**TASK DETAILS**
Write out word for word each line of the records, beginning at the first and stopping after the line with "plt.rcParams['font.family'] = ['Liberation". Leave the pictures out.

Dataset excerpt:
-------
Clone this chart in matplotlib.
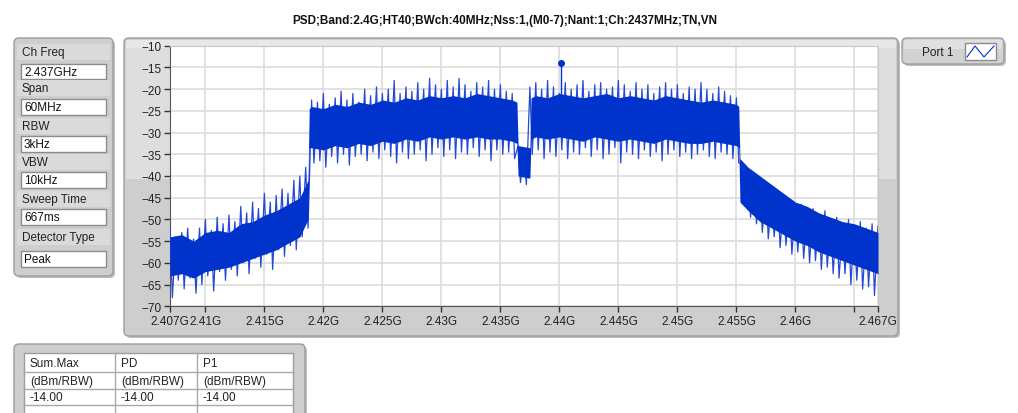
import numpy as np
import matplotlib.pyplot as plt
from matplotlib.patches import FancyBboxPatch, Rectangle

plt.rcParams['font.family'] = ['Liberation Sans', 'DejaVu Sans']

# ---- data ----
title = "PSD;Band:2.4G;HT40;BWch:40MHz;Nss:1,(M0-7);Nant:1;Ch:2437MHz;TN,VN"

setting_names = ["Ch Freq", "Span", "RBW", "VBW", "Sweep Time", "Detector Type"]
setting_values = ["2.437GHz", "60MHz", "3kHz", "10kHz", "667ms", "Peak"]

table_cols = ["Sum.Max", "PD", "P1"]
table_units = ["(dBm/RBW)", "(dBm/RBW)", "(dBm/RBW)"]
table_vals = ["-14.00", "-14.00", "-14.00"]

# dense part of the trace (MHz, dBm)
core_f = ([2407, 2408, 2409, 2410, 2411, 2412, 2413, 2414, 2415, 2416, 2417, 2418, 2418.7, 2418.8]
          + list(range(2419, 2437)) + [2436.4, 2436.5, 2437.5, 2437.6]
          + list(range(2438, 2456)) + [2455.2, 2455.3] + list(range(2456, 2468)))
core_hi = [-54, -53.5, -55, -53, -52.5, -53, -51, -50.5, -49, -48, -46.5, -45, -41, -24.5,
           -24, -24.5, -23.5, -24, -23, -23.5, -22.5, -23, -22, -22.5, -21.5, -22, -21.5, -22,
           -21, -21.5, -22, -22.5,
           -23, -33, -33.5, -22,
           -21.5, -22, -21, -21.5, -22, -21.5, -21, -22, -21.5, -22, -22.5, -21.5, -22, -22.5,
           -23, -22.5, -23, -23.5,
           -24, -36,
           -38, -40, -42, -44, -46, -47, -48.5, -49.5, -50.5, -51, -52, -53]
core_lo = [-63, -62.5, -63.5, -62, -61.5, -61, -60, -59, -58, -57, -55.5, -54, -50, -33.5,
           -33.5, -34, -33, -33.5, -32.5, -33, -32, -32.5, -31.5, -32, -31, -31.5, -31, -31.5,
           -31, -31.5, -31.5, -32,
           -32.5, -40, -40.5, -31.5,
           -31, -31.5, -31, -31.5, -32, -31, -31.5, -32, -31.5, -32, -32.5, -31.5, -32, -32.5,
           -32.5, -32, -32.5, -33,
           -33.5, -46,
           -48, -50.5, -52, -53.5, -55, -56, -57.5, -58.5, -59.5, -60.5, -61.5, -62.5]

# spike extremes every 0.5 MHz from 2407 to 2467
spike_f = np.arange(2407, 2467.01, 0.5)
spike_top = [-51.5, -54, -53, -52, -54.5, -52, -50, -52.5, -49.5, -51, -49, -50.5,
             -47, -48.5, -46, -47.5, -44, -46, -44.5, -43, -44, -41, -40, -38,
             -22.5, -23, -21, -23.5, -22, -20.5, -22.5, -21, -23, -20, -21.5, -19.5,
             -21, -20, -18, -21, -19.5, -20.5, -18.5, -20, -17.5, -19, -20, -18,
             -19.5, -17.5, -19, -20.5, -18.5, -19.5, -18, -20, -19, -20.5, -21,
             -33, -34,
             -19.5, -18.5, -20, -18, -19.5, -21, -18.5, -20, -19, -18, -20.5, -19,
             -18.5, -20, -19.5, -18, -19, -20.5, -18.5, -20, -19, -21, -19.5, -18.5,
             -20, -19, -21, -19.5, -20, -18.5, -20, -21, -19.5, -20.5, -21.5, -22,
             -37, -39, -41, -42.5, -42, -44.5, -44, -46, -45.5, -47, -46.5, -48.5,
             -47.5, -49, -48, -50, -49.5, -51, -50, -51.5, -50.5, -52, -51, -51.5]
spike_bot = [-68, -64, -66, -63.5, -67, -65, -63, -66.5, -62, -64, -61.5, -63,
             -60, -62.5, -59, -61, -58, -61.5, -57, -58.5, -56, -57, -54, -52,
             -37, -36.5, -38, -35.5, -37, -35, -37.5, -35.5, -35, -36.5, -34.5, -36,
             -34, -35.5, -37, -34.5, -36, -35, -34, -36.5, -35, -33.5, -35.5, -34,
             -36, -34.5, -35, -33.5, -35.5, -34, -36.5, -34, -35, -34.5, -36,
             -41.5, -42,
             -35, -34, -36, -34.5, -35.5, -34, -36, -34.5, -35, -33.5, -35.5, -34,
             -36, -35, -33.5, -37, -34.5, -35, -36, -34, -35.5, -34.5, -36.5, -35,
             -34, -35.5, -34.5, -36, -35, -34, -35.5, -36, -34.5, -35, -36, -37,
             -46, -49.5, -51, -53, -54.5, -54, -56.5, -56, -58, -57.5, -59, -60,
             -59.5, -61.5, -61, -62.5, -63.5, -62.5, -65, -64, -66, -65.5, -67.5, -68]

peak_f, peak_v = 2440.1, -14.0

xticks = [2407, 2410, 2415, 2420, 2425, 2430, 2435, 2440, 2445, 2450, 2455, 2460, 2465, 2467]
xlabels = ["2.407G", "2.41G", "2.415G", "2.42G", "2.425G", "2.43G", "2.435G", "2.44G",
           "2.445G", "2.45G", "2.455G", "2.46G", "", "2.467G"]
yticks = list(range(-70, -9, 5))

BLUE = '#0033CC'
W, H = 1018, 414

fig = plt.figure(figsize=(W / 100, H / 100), dpi=100)
fig.patch.set_facecolor('white')

# background axes in pixel coordinates for the panels
bg = fig.add_axes([0, 0, 1, 1])
bg.set_xlim(0, W)
bg.set_ylim(H, 0)
bg.axis('off')


def panel(x0, y0, x1, y1, fc='#D4D4D4', r=5):
    bg.add_patch(FancyBboxPatch((x0 + 2, y0 + 2), x1 - x0, y1 - y0,
                                boxstyle=f"round,pad=0,rounding_size={r}",
                                fc='#BDBDBD', ec='none'))
    bg.add_patch(FancyBboxPatch((x0, y0), x1 - x0, y1 - y0,
                                boxstyle=f"round,pad=0,rounding_size={r}",
                                fc=fc, ec='#9C9C9C', lw=1))


def box(x0, y0, x1, y1, fc='white', ec='#8C8C8C'):
    bg.add_patch(Rectangle((x0, y0), x1 - x0, y1 - y0, fc=fc, ec=ec, lw=1))


# graph frame, lighter in the top part
panel(124, 39, 898, 337, fc='#CECECE')
bg.add_patch(Rectangle((126, 41), 770, 139, fc='#DEDEDE', ec='none'))
bg.add_patch(Rectangle((126, 41), 770, 8, fc='#E8E8E8', ec='none'))

# settings panel on the left
panel(14, 39, 113, 277, fc='#CECECE')
label_y = [53, 89, 127, 163, 200, 238]
box_y = [(65, 80), (100, 116), (137, 153), (173, 189), (210, 226), (252, 268)]
for name, val, ly, (b0, b1) in zip(setting_names, setting_values, label_y, box_y):
    bg.add_patch(Rectangle((17, ly - 8), 93, 16, fc='#DADADA', ec='none'))
    bg.text(22, ly, name, fontsize=8.5, va='center', ha='left', color='#222222')
    box(21, b0, 106, b1)
    bg.text(24, (b0 + b1) / 2, val, fontsize=8.5, va='center', ha='left', color='#111111')

# legend
panel(902, 39, 1004, 65, fc='#D2D2D2')
bg.add_patch(Rectangle((904, 41), 98, 9, fc='#E0E0E0', ec='none'))
bg.text(922, 53, "Port 1", fontsize=8.5, va='center', ha='left', color='#222222')
box(965, 44, 996, 61)
bg.plot([967, 975, 984, 994], [58, 47, 58, 47], color=BLUE, lw=0.8)

# result table at the bottom
panel(14, 345, 305, 430, fc='#CECECE')
box(24, 354, 293, 430, fc='white', ec='#9C9C9C')
for yy in [373, 390, 406]:
    bg.plot([24, 293], [yy, yy], color='#A8A8A8', lw=1)
col_x = [24, 115, 197]
for xx in col_x[1:]:
    bg.plot([xx, xx], [354, 414], color='#A8A8A8', lw=1)
for cx, c, u, v in zip(col_x, table_cols, table_units, table_vals):
    bg.text(cx + 6, 364, c, fontsize=8.5, va='center', color='#222222')
    bg.text(cx + 6, 382, u, fontsize=8.5, va='center', color='#222222')
    bg.text(cx + 6, 398, v, fontsize=8.5, va='center', color='#222222')

# title
bg.text(505, 21, title, fontsize=8.5, fontweight='bold', ha='center', va='center', color='#111111')

# ---- spectrum plot ----
ax = fig.add_axes([170 / W, (H - 307.3) / H, 708 / W, 260.6 / H])
ax.set_facecolor('white')
ax.set_xlim(2407, 2467)
ax.set_ylim(-70, -10)

# trace swings between the spike tops and bottoms
zig_x = np.column_stack([spike_f, spike_f + 0.2]).ravel()
zig_y = np.column_stack([spike_top, spike_bot]).ravel()
ax.plot(zig_x, zig_y, color='#2449D4', lw=0.9, zorder=3)
ax.fill_between(core_f, core_lo, core_hi, color=BLUE, lw=0, zorder=4)
ax.plot([peak_f, peak_f], [-23, peak_v], color=BLUE, lw=1, zorder=5)
ax.plot([peak_f], [peak_v], 'o', color=BLUE, ms=4, zorder=6)

ax.set_xticks(xticks)
ax.set_xticklabels(xlabels)
ax.set_yticks(yticks)
ax.tick_params(direction='out', length=4, width=1, color='#333333', labelsize=8.5,
               labelcolor='#222222', pad=2)
ax.grid(True, color='#DCDCDC', lw=1.2)
ax.set_axisbelow(True)
for s in ['top', 'right']:
    ax.spines[s].set_color('#C8C8C8')
for s in ['left', 'bottom']:
    ax.spines[s].set_color('#555555')

fig.savefig('out.png', dpi=100)
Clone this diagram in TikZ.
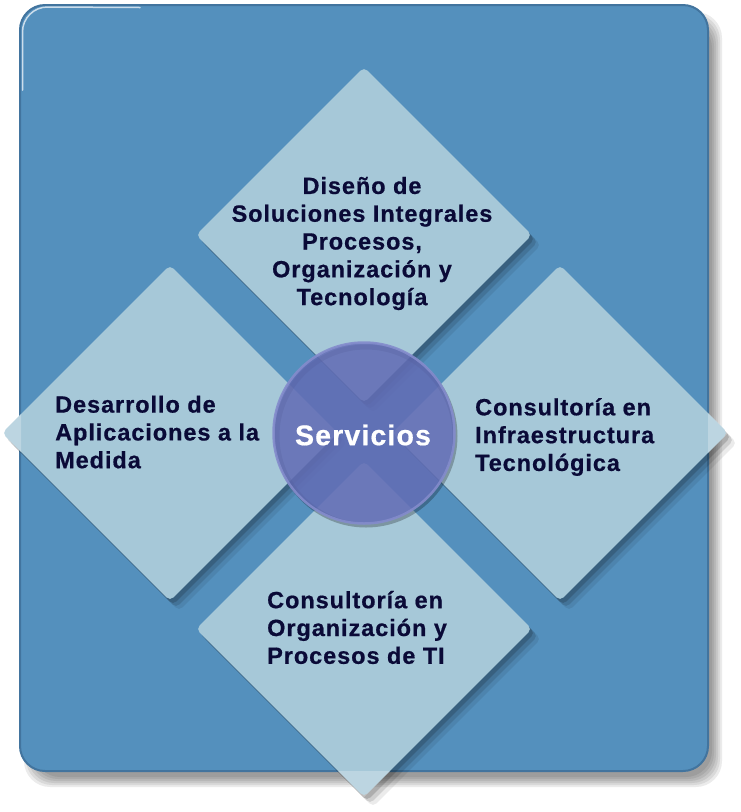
\documentclass[tikz,border=0pt]{standalone}
\usepackage{fontspec}
\setmainfont{Liberation Sans}[LetterSpace=4, BoldFeatures={FakeBold=0.6}]
\usetikzlibrary{shapes.geometric,shadows}
\definecolor{bgblue}{RGB}{84,144,189}
\definecolor{bgedge}{RGB}{66,116,158}
\definecolor{dia}{RGB}{166,200,216}
\definecolor{circ}{RGB}{98,108,180}
\definecolor{circrim}{RGB}{132,140,204}
\definecolor{txt}{RGB}{10,10,55}
\begin{document}
\begin{tikzpicture}[x=1pt,y=-1pt,
  diam/.style={diamond, aspect=1, minimum width=336pt, minimum height=336pt,
    inner sep=0pt, fill=dia, rounded corners=5pt,
    drop shadow={shadow xshift=9pt, shadow yshift=-10pt, opacity=0.08, fill=black},
    drop shadow={shadow xshift=6pt, shadow yshift=-7pt, opacity=0.12, fill=black},
    drop shadow={shadow xshift=3pt, shadow yshift=-4pt, opacity=0.16, fill=black}},
  lbl/.style={text=txt, inner sep=0pt, font=\fontsize{23.5}{27.8}\selectfont\bfseries},
  hub/.style={circle, minimum size=181pt, inner sep=0pt, fill=circ, fill opacity=0.86,
    draw=circrim, draw opacity=0.9, line width=2.5pt}]
\useasboundingbox (0,0) rectangle (741,812);
% background shadow
\foreach \d in {0,2,4,6,8,10}{
  \fill[black, opacity=0.08, rounded corners=26pt] (24+\d,12+\d) rectangle (722-\d,787-\d);
}
% background panel
\node[draw=bgedge, line width=2pt, fill=bgblue, rounded corners=25pt, inner sep=0pt,
  minimum width=688pt, minimum height=766pt] (panel) at (364,388) {};
\draw[white, opacity=0.7, line width=1.5pt, line cap=round]
  (22.5,90) -- (22.5,32) arc[start angle=180, end angle=270, radius=25] -- (140,7.5);
% diamonds
\node[diam] (dtop) at (364,235) {};
\node[diam] (dleft) at (170,433) {};
\node[diam] (dright) at (560,433) {};
\node[diam] (dbot) at (364,629) {};
% lighter tips outside the panel
\begin{scope}
  \clip (0,0) -- (21,0) -- (21,812) -- (0,812) -- cycle;
  \fill[white, opacity=0.25] (dleft.west) -- (dleft.north) -- (dleft.south) -- cycle;
\end{scope}
\begin{scope}
  \clip (708,0) -- (741,0) -- (741,812) -- (708,812) -- cycle;
  \fill[white, opacity=0.25] (dright.east) -- (dright.north) -- (dright.south) -- cycle;
\end{scope}
\begin{scope}
  \clip (0,771) -- (741,771) -- (741,812) -- (0,812) -- cycle;
  \fill[white, opacity=0.25] (dbot.south) -- (dbot.west) -- (dbot.east) -- cycle;
\end{scope}
% centre circle
\draw[black, opacity=0.25, line width=5pt] (366,436) circle[radius=89];
\node[hub] (hub) at (364,433) {};
\node[text=white, inner sep=0pt, font=\fontsize{28.5}{30}\selectfont\bfseries] (servicios) at (363,435) {Servicios};
% labels
\node[lbl, align=center] (ttop) at (362,243.5)
  {Diseño de\\Soluciones Integrales\\Procesos,\\Organización y\\Tecnología};
\node[lbl, align=left, anchor=west] (tleft) at (55,432)
  {Desarrollo de\\Aplicaciones a la\\Medida};
\node[lbl, align=left, anchor=west] (tright) at (475,437)
  {Consultoría en\\Infraestructura\\Tecnológica};
\node[lbl, align=left, anchor=west] (tbot) at (267,627.5)
  {Consultoría en\\Organización y\\Procesos de TI};
\end{tikzpicture}
\end{document}
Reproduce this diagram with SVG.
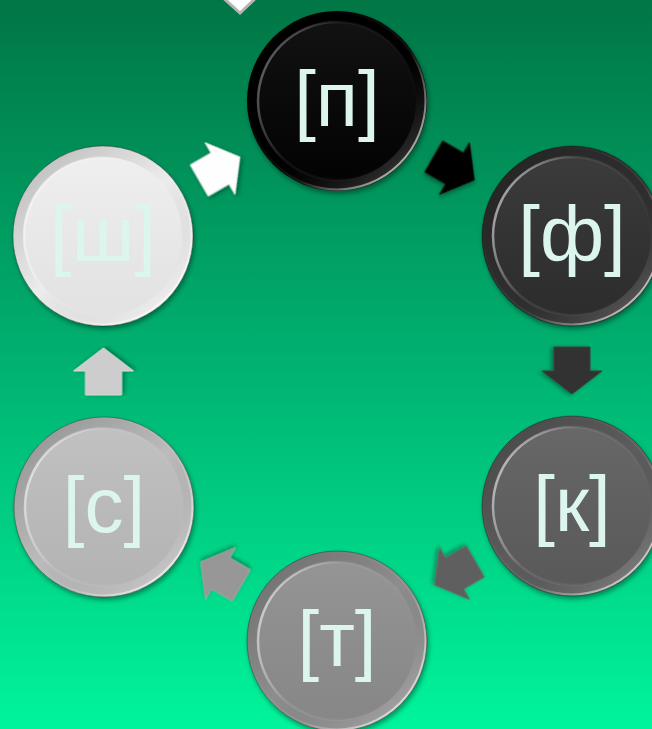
<svg xmlns="http://www.w3.org/2000/svg" width="652" height="729" viewBox="0 0 652 729">
  <defs>
    <linearGradient id="bg" x1="0" y1="0" x2="0" y2="1">
      <stop offset="0" stop-color="#007645"/>
      <stop offset="0.5" stop-color="#00b271"/>
      <stop offset="1" stop-color="#00f59b"/>
    </linearGradient>
    <linearGradient id="rimShade" x1="0.15" y1="0.1" x2="0.85" y2="0.9">
      <stop offset="0" stop-color="#000" stop-opacity="0.18"/>
      <stop offset="0.5" stop-color="#000" stop-opacity="0"/>
      <stop offset="1" stop-color="#fff" stop-opacity="0.2"/>
    </linearGradient>
    <linearGradient id="rimLight" x1="0.2" y1="0.2" x2="0.9" y2="0.8">
      <stop offset="0" stop-color="#fff" stop-opacity="0"/>
      <stop offset="0.6" stop-color="#fff" stop-opacity="0.08"/>
      <stop offset="1" stop-color="#fff" stop-opacity="0.6"/>
    </linearGradient>
    <linearGradient id="faceShade" x1="0" y1="0" x2="0" y2="1">
      <stop offset="0" stop-color="#fff" stop-opacity="0.06"/>
      <stop offset="1" stop-color="#000" stop-opacity="0.05"/>
    </linearGradient>
    <linearGradient id="innerEdge" x1="0" y1="0.3" x2="1" y2="0.7">
      <stop offset="0" stop-color="#fff" stop-opacity="0.6"/>
      <stop offset="0.35" stop-color="#fff" stop-opacity="0.1"/>
      <stop offset="1" stop-color="#fff" stop-opacity="0"/>
    </linearGradient>
    <filter id="shadow" x="-20%" y="-20%" width="140%" height="140%">
      <feDropShadow dx="1.5" dy="3" stdDeviation="2.5" flood-color="#000" flood-opacity="0.4"/>
    </filter>
    <filter id="ashadow" x="-30%" y="-30%" width="160%" height="160%">
      <feDropShadow dx="1" dy="2.5" stdDeviation="2" flood-color="#000" flood-opacity="0.35"/>
    </filter>
    <polygon id="arrow" points="-24,-18 0,-18 0,-30 23,0 0,30 0,18 -24,18"/>
  </defs>
  <style>
    .lbl { font-family: "Liberation Sans", Arial, sans-serif; font-size: 78px; fill: #dcf5ef; text-anchor: middle; }
    .edge { fill: none; stroke: #000; stroke-opacity: 0.3; stroke-width: 1; }
    .arr { filter: url(#ashadow); stroke-width: 1; stroke-linejoin: miter; }
  </style>

  <rect x="0" y="0" width="652" height="729" fill="url(#bg)"/>

  <polygon points="220,-5 240,13 259,-5" fill="#fff" stroke="#b5b5b5" stroke-width="3"/>

  <g id="connectors">
    <use href="#arrow" class="arr" transform="translate(220,168.5) rotate(-30)" fill="#fefefe" stroke="#e2e2e2"/>
    <use href="#arrow" class="arr" transform="translate(454.5,168.5) rotate(30)" fill="#000" stroke="#111"/>
    <use href="#arrow" class="arr" transform="translate(572,371) rotate(90)" fill="#333" stroke="#3c3c3c"/>
    <use href="#arrow" class="arr" transform="translate(454.5,573.5) rotate(150)" fill="#5e5e5e" stroke="#6a6a6a"/>
    <use href="#arrow" class="arr" transform="translate(220.5,573.5) rotate(210)" fill="#979797" stroke="#a3a3a3"/>
    <use href="#arrow" class="arr" transform="translate(103.5,371) rotate(-90)" fill="#cdcdcd" stroke="#d8d8d8"/>
  </g>

  <g id="node-p" transform="translate(337,101)">
    <circle r="90" fill="#000" filter="url(#shadow)"/>
    <circle r="90" fill="url(#rimShade)"/>
    <circle r="88.5" fill="none" stroke="url(#rimLight)" stroke-width="2"/>
    <circle r="79" fill="#030303"/>
    <circle r="79" fill="url(#faceShade)"/>
    <circle r="79" fill="none" stroke="url(#innerEdge)" stroke-width="2.5" opacity="0.6"/>
    <text class="lbl" x="0" y="25">[п]</text>
  </g>

  <g id="node-f" transform="translate(572,236)">
    <circle r="90" fill="#2e2e2e" filter="url(#shadow)"/>
    <circle r="90" fill="url(#rimShade)"/>
    <circle r="88.5" fill="none" stroke="url(#rimLight)" stroke-width="2"/>
    <circle r="90" class="edge"/>
    <circle r="79" fill="#2f2f2f"/>
    <circle r="79" fill="url(#faceShade)"/>
    <circle r="79" fill="none" stroke="url(#innerEdge)" stroke-width="2.5"/>
    <text class="lbl" x="0" y="25">[ф]</text>
  </g>

  <g id="node-k" transform="translate(572,506)">
    <circle r="90" fill="#5c5c5c" filter="url(#shadow)"/>
    <circle r="90" fill="url(#rimShade)"/>
    <circle r="88.5" fill="none" stroke="url(#rimLight)" stroke-width="2"/>
    <circle r="90" class="edge"/>
    <circle r="79" fill="#5e5e5e"/>
    <circle r="79" fill="url(#faceShade)"/>
    <circle r="79" fill="none" stroke="url(#innerEdge)" stroke-width="2.5"/>
    <text class="lbl" x="0" y="25">[к]</text>
  </g>

  <g id="node-t" transform="translate(337,641)">
    <circle r="90" fill="#8d8d8d" filter="url(#shadow)"/>
    <circle r="90" fill="url(#rimShade)"/>
    <circle r="88.5" fill="none" stroke="url(#rimLight)" stroke-width="2"/>
    <circle r="90" class="edge"/>
    <circle r="79" fill="#8e8e8e"/>
    <circle r="79" fill="url(#faceShade)"/>
    <circle r="79" fill="none" stroke="url(#innerEdge)" stroke-width="2.5"/>
    <text class="lbl" x="0" y="25">[т]</text>
  </g>

  <g id="node-s" transform="translate(104,507)">
    <circle r="90" fill="#bbbbbb" filter="url(#shadow)"/>
    <circle r="90" fill="url(#rimShade)"/>
    <circle r="88.5" fill="none" stroke="url(#rimLight)" stroke-width="2"/>
    <circle r="90" class="edge"/>
    <circle r="79" fill="#bdbdbd"/>
    <circle r="79" fill="url(#faceShade)"/>
    <circle r="79" fill="none" stroke="url(#innerEdge)" stroke-width="2.5"/>
    <text class="lbl" x="0" y="25">[с]</text>
  </g>

  <g id="node-sh" transform="translate(103,236)">
    <circle r="90" fill="#ececec" filter="url(#shadow)"/>
    <circle r="90" fill="url(#rimShade)"/>
    <circle r="88.5" fill="none" stroke="url(#rimLight)" stroke-width="2"/>
    <circle r="90" class="edge"/>
    <circle r="79" fill="#eeeeee"/>
    <circle r="79" fill="url(#faceShade)"/>
    <circle r="79" fill="none" stroke="url(#innerEdge)" stroke-width="2.5"/>
    <text class="lbl" x="0" y="25">[ш]</text>
  </g>
</svg>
-------
**TASK ANSWER**
Clone this chart in matplotlib.
import numpy as np
import matplotlib.pyplot as plt
from matplotlib.patches import FancyBboxPatch, Rectangle

plt.rcParams['font.family'] = ['Liberation Sans', 'DejaVu Sans']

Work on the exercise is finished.